Are there perverse demons, demons delighting to make mortal men blunderers in simplest word and action... that haunt the breeze Lánczhid in Szent-Istvánhely? If so, some of us would better cross that long bridge in haste and solitary silence after nightfall. For:
«You surprise me,» I said lightly. I was thinking of one of his own jests as well of his unbelief in his personal attractions. «How inconsistent for you! Now you are just the very individual I should suspect!...... yes, yes, I am surprised!»
To my astonishment, Imre stopped full in his steps, drew himself up, and faced me with instant formality.
«Will you be so good as to tell me why you are surprised?» asked he, in a tone that was—I will not write sharp, but which suggested to me immediately that I had spoken mal-à-propos or misleadingly; the more so in view of what Imre had mentioned of his ex professio and personal sensitiveness to the general topic. "Do you observe anything particularly womanish—abnormal—about me, if you please?"

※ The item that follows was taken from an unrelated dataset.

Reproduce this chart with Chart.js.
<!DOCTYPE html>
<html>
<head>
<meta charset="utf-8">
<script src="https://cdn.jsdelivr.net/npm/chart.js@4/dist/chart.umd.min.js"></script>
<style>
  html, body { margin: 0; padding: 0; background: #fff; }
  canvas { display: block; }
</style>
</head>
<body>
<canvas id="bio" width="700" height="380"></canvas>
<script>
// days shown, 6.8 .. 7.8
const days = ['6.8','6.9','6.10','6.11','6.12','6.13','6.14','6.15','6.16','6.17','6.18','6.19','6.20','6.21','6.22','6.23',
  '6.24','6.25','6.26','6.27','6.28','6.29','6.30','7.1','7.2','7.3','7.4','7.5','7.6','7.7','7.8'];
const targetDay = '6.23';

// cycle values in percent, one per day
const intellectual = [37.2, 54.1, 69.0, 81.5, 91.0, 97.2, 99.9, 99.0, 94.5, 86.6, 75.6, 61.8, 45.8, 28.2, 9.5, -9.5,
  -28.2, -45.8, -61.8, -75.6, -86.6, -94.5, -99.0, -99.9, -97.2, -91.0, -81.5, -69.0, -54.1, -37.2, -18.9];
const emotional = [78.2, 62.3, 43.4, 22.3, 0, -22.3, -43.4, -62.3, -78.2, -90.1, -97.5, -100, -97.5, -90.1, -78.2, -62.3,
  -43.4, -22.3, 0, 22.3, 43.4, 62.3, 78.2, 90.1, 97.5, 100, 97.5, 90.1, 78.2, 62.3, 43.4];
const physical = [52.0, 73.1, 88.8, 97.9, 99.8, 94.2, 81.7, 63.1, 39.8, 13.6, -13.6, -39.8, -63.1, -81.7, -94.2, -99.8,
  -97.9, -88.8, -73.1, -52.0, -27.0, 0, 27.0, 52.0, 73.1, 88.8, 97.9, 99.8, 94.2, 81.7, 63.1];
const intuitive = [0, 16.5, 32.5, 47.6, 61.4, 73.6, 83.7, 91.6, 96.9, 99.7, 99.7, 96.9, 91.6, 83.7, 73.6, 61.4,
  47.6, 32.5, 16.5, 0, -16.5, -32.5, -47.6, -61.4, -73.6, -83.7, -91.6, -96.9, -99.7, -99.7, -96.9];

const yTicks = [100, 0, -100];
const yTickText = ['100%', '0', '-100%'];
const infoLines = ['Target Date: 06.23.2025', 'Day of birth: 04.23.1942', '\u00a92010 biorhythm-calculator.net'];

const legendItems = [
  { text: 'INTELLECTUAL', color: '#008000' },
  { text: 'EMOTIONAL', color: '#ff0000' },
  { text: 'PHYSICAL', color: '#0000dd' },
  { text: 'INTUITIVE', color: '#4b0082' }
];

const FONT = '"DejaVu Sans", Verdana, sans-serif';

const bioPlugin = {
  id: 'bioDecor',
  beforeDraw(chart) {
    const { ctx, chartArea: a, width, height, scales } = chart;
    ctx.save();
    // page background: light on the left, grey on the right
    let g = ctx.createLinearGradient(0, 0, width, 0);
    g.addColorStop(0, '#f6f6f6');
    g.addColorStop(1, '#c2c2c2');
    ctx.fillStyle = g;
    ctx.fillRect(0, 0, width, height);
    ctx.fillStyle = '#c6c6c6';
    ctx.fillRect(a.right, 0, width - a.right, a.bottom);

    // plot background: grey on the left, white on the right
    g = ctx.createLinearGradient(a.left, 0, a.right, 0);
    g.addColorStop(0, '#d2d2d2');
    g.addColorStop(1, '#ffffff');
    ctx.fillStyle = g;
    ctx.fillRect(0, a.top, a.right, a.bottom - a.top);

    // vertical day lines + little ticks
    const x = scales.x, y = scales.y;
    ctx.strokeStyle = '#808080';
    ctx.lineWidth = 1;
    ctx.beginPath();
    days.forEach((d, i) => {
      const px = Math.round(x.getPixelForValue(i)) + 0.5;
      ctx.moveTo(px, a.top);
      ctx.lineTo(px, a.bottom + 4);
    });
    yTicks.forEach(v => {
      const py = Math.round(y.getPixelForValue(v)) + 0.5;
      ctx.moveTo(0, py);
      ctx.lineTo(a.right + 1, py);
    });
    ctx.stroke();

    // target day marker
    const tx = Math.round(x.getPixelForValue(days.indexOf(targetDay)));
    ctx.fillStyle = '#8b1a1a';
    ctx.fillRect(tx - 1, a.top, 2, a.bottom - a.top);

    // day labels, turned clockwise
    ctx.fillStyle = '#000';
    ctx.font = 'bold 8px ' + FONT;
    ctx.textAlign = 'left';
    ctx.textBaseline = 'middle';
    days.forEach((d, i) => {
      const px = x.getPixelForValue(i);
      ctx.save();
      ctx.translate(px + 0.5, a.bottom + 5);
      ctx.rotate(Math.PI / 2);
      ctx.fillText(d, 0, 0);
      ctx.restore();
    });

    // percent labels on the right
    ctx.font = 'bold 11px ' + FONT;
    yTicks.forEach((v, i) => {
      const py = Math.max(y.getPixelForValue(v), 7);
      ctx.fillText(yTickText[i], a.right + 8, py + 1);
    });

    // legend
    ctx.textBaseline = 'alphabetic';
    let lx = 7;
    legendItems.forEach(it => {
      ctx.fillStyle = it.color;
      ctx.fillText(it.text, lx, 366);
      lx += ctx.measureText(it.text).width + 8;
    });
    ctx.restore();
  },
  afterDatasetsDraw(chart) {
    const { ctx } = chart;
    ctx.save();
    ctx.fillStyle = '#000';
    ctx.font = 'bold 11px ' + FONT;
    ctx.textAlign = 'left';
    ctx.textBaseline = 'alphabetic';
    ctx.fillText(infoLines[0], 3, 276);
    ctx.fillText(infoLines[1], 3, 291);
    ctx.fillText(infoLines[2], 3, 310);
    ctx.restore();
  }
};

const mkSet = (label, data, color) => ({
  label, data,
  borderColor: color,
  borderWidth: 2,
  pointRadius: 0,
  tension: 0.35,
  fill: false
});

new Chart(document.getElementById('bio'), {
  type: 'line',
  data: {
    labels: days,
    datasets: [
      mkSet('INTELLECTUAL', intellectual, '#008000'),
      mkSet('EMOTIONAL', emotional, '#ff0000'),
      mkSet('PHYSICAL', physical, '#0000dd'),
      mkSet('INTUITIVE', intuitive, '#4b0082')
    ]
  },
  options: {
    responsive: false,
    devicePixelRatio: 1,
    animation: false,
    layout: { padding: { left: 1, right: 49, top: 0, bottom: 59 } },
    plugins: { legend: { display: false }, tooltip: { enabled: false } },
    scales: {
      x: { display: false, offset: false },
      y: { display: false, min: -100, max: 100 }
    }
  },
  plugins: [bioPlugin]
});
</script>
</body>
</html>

Now, as it happened my remark, as I have said, was made in consequence of an impersonal and amusing incident, which I had supposed Imre would at once remember.
"Womanish? Abnormal? Certainly not, But you seen to forget what you yourself said to Captain Molton this afternoon... in the billiard-room... about the menage-cooks... don't you remember?"

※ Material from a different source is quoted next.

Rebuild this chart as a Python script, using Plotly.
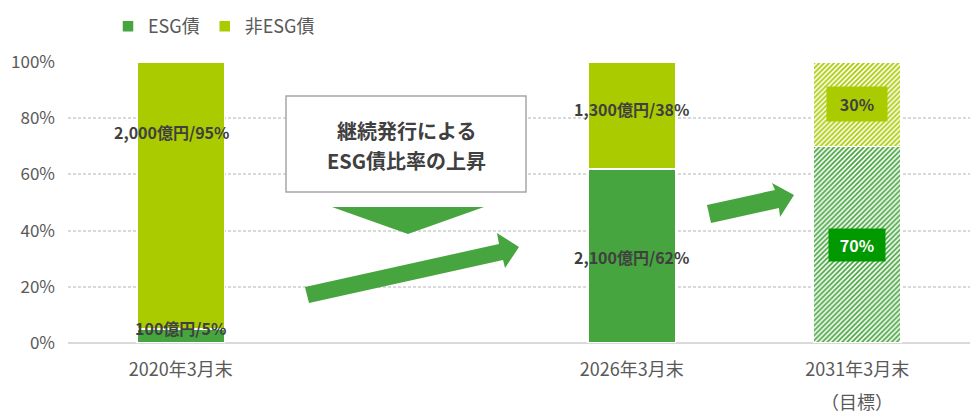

Imre burst into laughter. He remembered! (There is no need of my writing out here a piece of humour not transferable with the least esprit into English, though mighty funny in Magyar.) His mood changed at once. He took my arm, a rare attention from him, and we said no more till the Bridge was past, and the corner which divided our lodgings by a street's breadth was reached. We said "Good-night!... till tomorrow!" ... the házmester opened his door. Imre waved his hand gaily and vanished.
I got to bed, concluding among other things that so far from Imre's being homosexual—as Uranian, or Dionian-Uranian, or Uranian-Dionian... or what else of that kind of juggling terminology in homosexual analysis—my friend was no sort of an Uranistic example at all No! he was, instead, a thorough-going Dionian, whatever the fine fusions of his sensitive and complex nature! A complete Dionian, capable of warm friendship, yes—but a man to whom warm, even passionate, friendship with this or that other man never could transform itself into the bitter and burning mystery of Uranistic Love,—the fittest names for which so often should be written Torment, Shame, and Despair!
Fortunate Imre! Yet, as I said so to myself, altruistically glad for his sake, I sighed . . . and surely that night I thought long, long thoughts till I finally slept.